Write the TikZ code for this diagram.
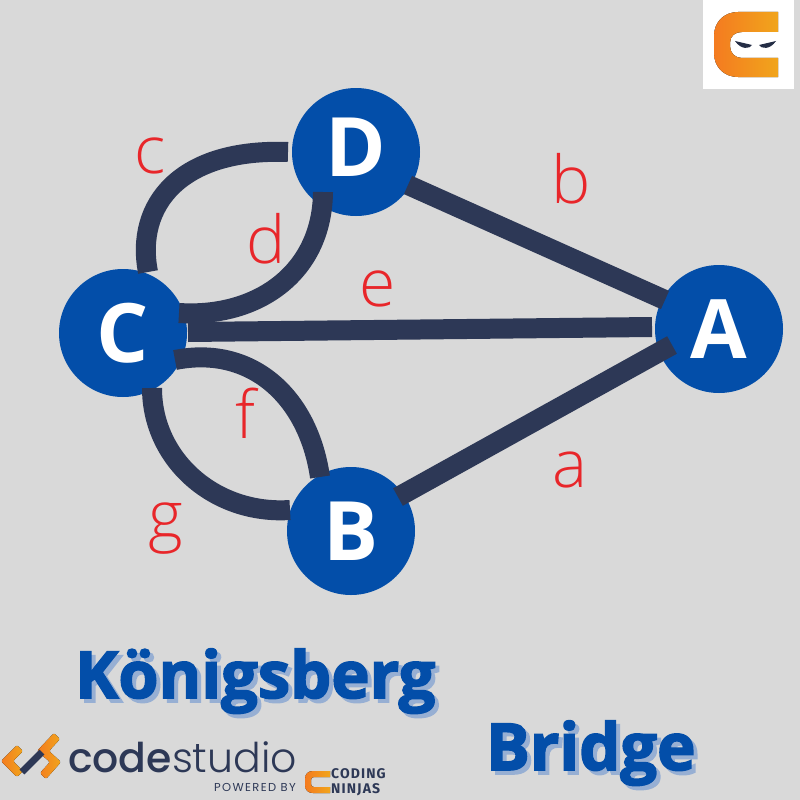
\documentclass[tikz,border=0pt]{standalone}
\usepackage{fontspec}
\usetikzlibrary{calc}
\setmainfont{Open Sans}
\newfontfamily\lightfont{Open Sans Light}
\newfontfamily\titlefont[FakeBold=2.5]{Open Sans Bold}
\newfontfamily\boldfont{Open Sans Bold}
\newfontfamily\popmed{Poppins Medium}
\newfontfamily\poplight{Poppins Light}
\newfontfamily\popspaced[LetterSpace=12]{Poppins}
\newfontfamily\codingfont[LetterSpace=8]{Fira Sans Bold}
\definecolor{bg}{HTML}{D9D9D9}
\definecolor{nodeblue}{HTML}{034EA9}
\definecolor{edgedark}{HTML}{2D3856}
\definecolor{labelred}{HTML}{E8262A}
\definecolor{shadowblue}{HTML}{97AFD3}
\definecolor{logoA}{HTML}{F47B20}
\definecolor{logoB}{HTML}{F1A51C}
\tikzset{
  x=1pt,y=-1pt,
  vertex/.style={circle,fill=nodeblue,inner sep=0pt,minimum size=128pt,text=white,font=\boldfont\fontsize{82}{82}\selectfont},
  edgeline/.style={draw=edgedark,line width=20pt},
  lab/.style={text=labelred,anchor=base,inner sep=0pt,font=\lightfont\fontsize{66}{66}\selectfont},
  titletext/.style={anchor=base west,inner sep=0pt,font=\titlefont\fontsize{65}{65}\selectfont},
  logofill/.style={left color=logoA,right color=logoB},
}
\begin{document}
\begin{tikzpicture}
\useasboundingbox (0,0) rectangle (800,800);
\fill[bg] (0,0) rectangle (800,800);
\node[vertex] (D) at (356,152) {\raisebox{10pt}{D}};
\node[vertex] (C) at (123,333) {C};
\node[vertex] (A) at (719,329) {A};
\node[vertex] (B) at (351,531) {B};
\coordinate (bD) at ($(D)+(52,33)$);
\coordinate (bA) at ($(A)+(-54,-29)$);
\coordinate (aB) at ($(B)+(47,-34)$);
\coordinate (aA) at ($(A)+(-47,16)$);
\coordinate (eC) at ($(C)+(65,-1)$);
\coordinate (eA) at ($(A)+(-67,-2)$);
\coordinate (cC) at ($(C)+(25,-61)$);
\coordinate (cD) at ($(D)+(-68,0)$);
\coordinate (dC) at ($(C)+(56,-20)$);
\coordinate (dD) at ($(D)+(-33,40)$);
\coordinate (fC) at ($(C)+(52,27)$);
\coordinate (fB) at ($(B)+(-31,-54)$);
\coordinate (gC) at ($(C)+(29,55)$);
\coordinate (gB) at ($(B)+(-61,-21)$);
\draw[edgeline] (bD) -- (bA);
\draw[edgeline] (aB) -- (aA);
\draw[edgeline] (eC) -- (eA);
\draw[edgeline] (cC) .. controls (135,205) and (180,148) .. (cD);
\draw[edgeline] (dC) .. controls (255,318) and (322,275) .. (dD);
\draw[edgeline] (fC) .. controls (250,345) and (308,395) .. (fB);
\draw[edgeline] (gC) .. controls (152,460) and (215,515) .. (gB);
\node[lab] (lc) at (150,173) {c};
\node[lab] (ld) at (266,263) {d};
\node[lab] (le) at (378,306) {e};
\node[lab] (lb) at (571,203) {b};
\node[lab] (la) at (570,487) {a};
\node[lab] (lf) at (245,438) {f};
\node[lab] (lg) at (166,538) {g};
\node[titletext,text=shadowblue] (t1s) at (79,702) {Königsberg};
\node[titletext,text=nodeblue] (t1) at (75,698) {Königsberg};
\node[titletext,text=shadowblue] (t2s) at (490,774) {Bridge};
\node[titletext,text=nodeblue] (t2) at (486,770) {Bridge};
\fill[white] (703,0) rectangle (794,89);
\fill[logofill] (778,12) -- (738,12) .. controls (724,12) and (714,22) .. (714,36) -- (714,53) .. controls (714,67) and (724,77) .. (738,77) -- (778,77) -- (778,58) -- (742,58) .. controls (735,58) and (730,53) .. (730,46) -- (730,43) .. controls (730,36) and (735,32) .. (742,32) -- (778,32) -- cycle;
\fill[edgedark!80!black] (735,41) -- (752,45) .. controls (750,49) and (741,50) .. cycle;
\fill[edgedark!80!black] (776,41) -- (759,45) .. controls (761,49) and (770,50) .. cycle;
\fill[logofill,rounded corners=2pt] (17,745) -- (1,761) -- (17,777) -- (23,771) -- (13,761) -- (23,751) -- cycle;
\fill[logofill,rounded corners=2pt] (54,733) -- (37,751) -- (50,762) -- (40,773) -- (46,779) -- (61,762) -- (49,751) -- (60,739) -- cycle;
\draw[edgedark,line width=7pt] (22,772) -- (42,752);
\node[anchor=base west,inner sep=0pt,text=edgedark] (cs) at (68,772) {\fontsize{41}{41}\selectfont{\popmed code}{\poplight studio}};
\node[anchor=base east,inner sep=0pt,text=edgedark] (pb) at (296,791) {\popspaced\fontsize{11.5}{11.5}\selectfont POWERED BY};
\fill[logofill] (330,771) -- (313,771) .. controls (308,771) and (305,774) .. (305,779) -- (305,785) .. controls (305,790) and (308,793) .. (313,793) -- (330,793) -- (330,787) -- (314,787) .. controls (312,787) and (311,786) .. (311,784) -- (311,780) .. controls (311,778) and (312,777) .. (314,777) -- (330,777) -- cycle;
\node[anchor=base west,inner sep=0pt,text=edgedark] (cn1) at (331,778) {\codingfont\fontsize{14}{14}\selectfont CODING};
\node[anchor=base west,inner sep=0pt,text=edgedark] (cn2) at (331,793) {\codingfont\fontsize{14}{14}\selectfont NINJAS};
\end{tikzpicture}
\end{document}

....

== Given request ==
Return only the number of lines in the data that contain "code".

== Answer in full ==
2